> _Task statement_:
Look through the listing for the word "matplotlib". Copy each line that has it.

> _Input material_:
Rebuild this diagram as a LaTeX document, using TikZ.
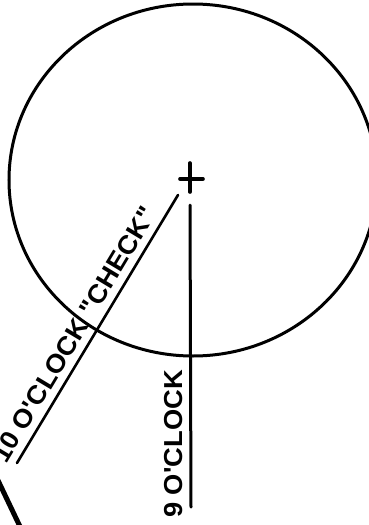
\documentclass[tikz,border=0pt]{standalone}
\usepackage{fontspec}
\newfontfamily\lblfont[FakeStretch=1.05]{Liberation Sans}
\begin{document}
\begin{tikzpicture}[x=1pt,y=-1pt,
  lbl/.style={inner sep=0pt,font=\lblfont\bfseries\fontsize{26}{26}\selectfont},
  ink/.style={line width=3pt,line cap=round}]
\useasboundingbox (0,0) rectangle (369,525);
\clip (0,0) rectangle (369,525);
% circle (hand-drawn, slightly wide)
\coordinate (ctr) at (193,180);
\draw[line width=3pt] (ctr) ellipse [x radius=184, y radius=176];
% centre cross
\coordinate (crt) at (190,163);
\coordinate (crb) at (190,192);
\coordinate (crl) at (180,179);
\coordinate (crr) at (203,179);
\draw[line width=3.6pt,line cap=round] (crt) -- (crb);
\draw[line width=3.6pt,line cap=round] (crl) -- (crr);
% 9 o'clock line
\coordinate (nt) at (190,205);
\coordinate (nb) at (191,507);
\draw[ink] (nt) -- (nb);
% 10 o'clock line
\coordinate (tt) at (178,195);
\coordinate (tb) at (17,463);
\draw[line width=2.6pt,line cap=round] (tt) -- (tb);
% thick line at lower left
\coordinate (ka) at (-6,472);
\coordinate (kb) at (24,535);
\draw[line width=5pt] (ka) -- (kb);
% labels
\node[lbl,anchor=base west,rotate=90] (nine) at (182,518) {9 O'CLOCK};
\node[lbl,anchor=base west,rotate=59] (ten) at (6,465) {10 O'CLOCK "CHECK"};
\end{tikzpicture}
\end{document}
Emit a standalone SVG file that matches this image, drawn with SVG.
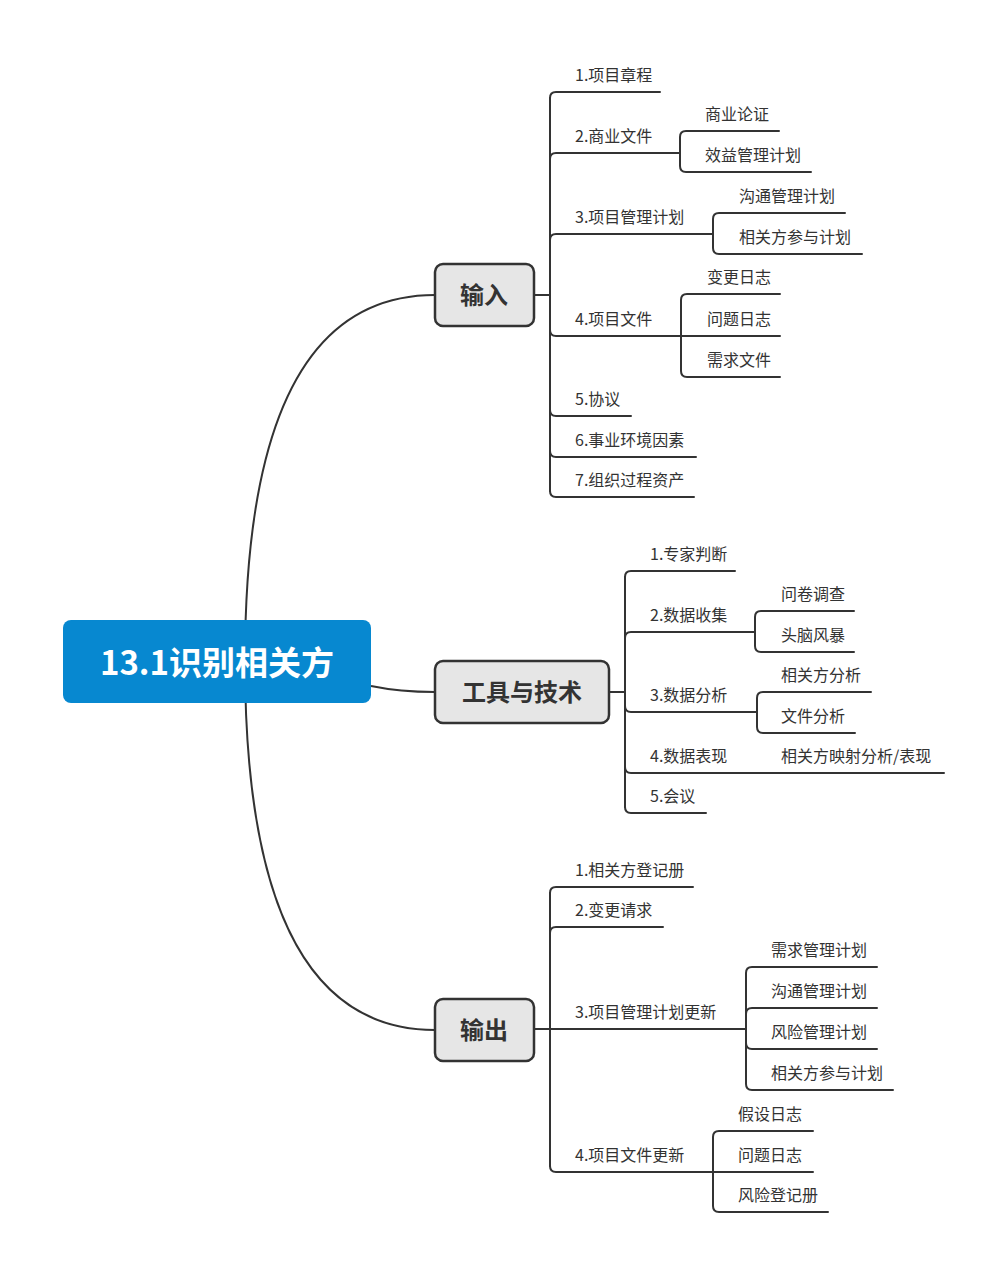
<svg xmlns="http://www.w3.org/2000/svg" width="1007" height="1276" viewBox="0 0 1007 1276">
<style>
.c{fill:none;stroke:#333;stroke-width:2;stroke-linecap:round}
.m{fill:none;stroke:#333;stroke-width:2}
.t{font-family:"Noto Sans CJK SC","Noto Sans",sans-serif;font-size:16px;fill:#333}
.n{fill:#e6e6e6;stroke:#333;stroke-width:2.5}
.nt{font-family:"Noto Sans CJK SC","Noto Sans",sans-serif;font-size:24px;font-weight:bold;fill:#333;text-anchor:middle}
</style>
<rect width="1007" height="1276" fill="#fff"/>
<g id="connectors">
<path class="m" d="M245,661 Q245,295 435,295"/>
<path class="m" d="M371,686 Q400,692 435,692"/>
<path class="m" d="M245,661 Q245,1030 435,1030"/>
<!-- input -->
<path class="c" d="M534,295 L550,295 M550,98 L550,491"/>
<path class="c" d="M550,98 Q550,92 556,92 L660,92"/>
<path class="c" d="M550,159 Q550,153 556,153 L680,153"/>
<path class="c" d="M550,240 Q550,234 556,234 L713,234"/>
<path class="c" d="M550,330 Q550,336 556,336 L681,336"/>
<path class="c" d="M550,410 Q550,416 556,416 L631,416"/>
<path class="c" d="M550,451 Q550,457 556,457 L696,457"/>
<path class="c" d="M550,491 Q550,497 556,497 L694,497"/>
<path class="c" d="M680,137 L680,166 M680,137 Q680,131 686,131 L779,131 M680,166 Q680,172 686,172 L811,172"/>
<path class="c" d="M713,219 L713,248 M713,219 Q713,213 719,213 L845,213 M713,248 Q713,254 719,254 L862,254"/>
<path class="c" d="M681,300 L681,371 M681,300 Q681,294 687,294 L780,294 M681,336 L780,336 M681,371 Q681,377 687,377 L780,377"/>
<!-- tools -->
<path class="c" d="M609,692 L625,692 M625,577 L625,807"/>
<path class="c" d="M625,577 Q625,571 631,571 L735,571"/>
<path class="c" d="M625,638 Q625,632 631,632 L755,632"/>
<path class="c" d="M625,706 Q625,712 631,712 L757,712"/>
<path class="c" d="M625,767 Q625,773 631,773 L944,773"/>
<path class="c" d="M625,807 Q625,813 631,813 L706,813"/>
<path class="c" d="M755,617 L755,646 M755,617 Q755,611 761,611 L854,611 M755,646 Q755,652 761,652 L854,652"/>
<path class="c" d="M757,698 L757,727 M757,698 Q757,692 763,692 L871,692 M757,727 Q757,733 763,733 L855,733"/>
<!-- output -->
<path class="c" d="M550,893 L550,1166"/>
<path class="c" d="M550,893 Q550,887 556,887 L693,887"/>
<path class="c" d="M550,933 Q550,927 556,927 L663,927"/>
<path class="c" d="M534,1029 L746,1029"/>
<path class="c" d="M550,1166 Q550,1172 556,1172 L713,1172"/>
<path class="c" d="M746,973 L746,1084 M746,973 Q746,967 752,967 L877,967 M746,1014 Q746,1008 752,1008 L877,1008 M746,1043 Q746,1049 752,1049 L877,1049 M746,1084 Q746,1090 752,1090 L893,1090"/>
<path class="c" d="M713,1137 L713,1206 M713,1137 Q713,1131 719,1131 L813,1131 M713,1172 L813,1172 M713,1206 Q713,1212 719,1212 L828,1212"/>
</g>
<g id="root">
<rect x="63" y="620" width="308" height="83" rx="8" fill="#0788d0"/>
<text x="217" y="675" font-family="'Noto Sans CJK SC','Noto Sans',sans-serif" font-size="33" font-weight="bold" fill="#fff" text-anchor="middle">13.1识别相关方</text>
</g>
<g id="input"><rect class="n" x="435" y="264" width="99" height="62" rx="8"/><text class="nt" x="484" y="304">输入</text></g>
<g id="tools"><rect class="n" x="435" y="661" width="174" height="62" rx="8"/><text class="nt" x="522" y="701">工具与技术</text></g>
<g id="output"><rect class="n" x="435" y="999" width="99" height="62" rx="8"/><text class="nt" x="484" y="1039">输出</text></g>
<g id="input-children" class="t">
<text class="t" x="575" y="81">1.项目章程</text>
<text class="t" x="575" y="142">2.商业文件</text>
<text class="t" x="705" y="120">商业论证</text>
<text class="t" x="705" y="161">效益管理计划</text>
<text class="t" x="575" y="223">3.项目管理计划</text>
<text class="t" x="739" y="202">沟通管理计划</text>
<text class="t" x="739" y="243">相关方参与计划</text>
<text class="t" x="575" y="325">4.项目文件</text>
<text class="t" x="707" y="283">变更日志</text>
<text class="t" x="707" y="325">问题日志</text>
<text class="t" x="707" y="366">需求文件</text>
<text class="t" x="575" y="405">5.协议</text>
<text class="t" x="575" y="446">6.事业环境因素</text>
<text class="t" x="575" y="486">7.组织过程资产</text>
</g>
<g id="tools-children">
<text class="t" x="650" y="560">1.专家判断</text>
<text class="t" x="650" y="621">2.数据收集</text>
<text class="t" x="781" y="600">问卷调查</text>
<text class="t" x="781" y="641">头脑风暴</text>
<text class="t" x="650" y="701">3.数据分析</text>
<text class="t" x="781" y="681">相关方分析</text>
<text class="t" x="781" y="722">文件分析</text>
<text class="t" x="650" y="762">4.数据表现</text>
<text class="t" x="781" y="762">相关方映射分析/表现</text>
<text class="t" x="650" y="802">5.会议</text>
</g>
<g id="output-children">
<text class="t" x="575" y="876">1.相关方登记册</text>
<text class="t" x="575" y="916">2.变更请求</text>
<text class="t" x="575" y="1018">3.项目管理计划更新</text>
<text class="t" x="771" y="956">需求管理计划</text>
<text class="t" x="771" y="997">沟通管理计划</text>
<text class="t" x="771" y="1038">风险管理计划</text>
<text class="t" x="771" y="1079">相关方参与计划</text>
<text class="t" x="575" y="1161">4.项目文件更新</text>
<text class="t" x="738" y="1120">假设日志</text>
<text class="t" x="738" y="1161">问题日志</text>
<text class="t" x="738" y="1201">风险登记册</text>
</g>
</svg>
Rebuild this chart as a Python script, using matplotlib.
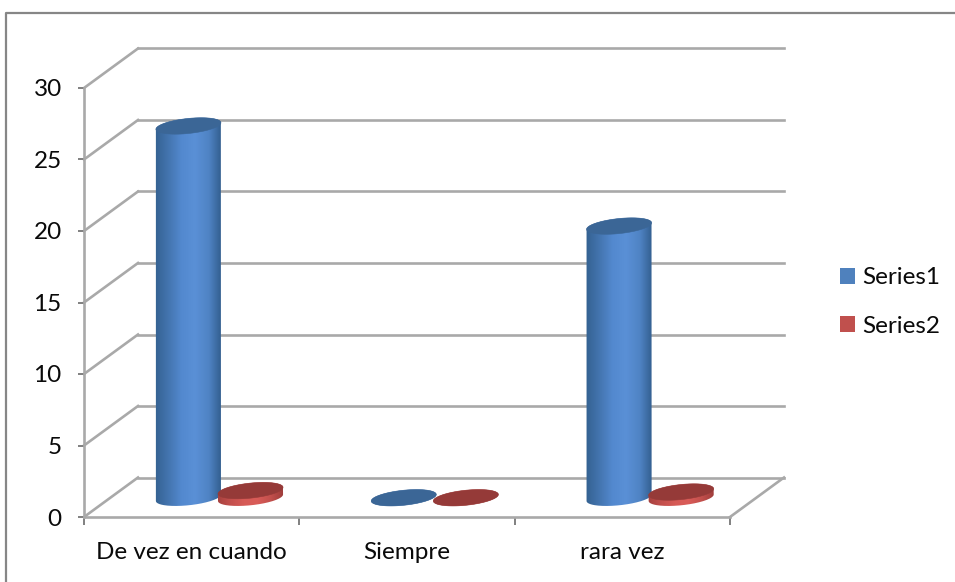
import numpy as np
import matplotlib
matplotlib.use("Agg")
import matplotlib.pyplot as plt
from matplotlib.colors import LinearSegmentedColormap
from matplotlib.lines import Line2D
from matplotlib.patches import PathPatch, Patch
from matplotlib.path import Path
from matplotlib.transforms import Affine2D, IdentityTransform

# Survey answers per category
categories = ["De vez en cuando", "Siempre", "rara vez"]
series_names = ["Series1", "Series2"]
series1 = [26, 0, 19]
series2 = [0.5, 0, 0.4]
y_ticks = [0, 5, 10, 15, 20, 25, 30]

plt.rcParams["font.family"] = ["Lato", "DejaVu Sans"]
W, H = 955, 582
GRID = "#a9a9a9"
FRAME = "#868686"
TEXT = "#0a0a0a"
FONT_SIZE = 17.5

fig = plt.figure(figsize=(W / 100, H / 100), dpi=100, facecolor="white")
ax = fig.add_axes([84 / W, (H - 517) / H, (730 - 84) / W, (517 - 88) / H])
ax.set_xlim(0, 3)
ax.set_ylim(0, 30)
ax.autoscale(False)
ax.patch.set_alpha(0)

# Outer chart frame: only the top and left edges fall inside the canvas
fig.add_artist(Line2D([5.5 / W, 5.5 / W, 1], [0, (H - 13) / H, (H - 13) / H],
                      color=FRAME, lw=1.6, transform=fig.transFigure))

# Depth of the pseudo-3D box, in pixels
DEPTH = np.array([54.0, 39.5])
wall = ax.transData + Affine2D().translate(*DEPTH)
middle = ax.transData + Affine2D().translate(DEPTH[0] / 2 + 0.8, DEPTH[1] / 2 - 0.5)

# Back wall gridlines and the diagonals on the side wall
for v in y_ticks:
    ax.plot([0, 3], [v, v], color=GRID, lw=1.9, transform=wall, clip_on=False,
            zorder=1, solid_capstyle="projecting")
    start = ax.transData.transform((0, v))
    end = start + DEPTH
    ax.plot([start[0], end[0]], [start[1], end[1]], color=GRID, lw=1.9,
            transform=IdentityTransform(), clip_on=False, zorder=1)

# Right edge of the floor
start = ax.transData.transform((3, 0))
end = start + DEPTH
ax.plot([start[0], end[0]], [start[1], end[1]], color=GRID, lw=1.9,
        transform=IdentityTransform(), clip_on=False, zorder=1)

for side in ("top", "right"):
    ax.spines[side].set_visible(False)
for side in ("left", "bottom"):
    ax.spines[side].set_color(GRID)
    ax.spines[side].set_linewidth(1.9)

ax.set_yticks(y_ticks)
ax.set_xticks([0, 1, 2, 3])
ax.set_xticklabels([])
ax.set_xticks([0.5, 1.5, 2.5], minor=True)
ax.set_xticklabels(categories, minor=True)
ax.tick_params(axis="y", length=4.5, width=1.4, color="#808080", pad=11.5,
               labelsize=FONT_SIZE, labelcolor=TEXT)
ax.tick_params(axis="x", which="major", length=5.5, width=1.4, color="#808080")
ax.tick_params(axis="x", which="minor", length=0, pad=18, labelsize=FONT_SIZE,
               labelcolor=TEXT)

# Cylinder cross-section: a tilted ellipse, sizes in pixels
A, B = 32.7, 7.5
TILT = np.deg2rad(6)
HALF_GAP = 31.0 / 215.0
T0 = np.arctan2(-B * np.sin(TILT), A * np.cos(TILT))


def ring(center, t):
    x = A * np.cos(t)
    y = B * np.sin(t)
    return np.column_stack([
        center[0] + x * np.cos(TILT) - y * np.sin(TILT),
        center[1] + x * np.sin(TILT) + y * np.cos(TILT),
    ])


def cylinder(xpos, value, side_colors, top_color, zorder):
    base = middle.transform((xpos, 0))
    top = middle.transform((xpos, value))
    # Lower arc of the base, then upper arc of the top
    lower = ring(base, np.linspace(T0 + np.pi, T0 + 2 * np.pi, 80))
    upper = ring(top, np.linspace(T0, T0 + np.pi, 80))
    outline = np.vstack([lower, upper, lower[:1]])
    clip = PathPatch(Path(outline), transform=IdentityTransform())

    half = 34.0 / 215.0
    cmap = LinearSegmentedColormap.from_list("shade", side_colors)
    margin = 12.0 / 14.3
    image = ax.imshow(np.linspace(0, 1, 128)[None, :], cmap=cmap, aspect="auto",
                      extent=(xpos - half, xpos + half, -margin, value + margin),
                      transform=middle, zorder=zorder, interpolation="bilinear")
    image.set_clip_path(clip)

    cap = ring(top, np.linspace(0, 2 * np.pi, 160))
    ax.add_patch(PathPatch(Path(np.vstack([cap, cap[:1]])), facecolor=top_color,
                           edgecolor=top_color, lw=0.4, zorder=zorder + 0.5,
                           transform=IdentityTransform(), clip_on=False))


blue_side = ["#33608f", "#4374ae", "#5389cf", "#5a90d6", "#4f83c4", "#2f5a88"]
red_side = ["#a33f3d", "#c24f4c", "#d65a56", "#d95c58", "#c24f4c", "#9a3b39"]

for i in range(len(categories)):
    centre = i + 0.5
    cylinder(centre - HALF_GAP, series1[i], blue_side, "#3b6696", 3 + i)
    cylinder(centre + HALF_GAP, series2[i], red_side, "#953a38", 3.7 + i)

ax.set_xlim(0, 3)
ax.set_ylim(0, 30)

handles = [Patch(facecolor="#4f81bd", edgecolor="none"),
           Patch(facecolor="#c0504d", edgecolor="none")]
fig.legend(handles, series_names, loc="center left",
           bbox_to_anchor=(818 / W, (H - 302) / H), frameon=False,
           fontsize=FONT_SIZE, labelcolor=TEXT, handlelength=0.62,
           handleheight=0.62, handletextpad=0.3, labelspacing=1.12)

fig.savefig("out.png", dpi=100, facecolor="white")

> _Solution for this task_:
Rebuild this chart as a Python script, using matplotlib.
import matplotlib
matplotlib.use("Agg")
import matplotlib.pyplot as plt
from matplotlib.colors import LinearSegmentedColormap
from matplotlib.lines import Line2D
from matplotlib.patches import PathPatch, Patch
from matplotlib.path import Path
from matplotlib.transforms import Affine2D, IdentityTransform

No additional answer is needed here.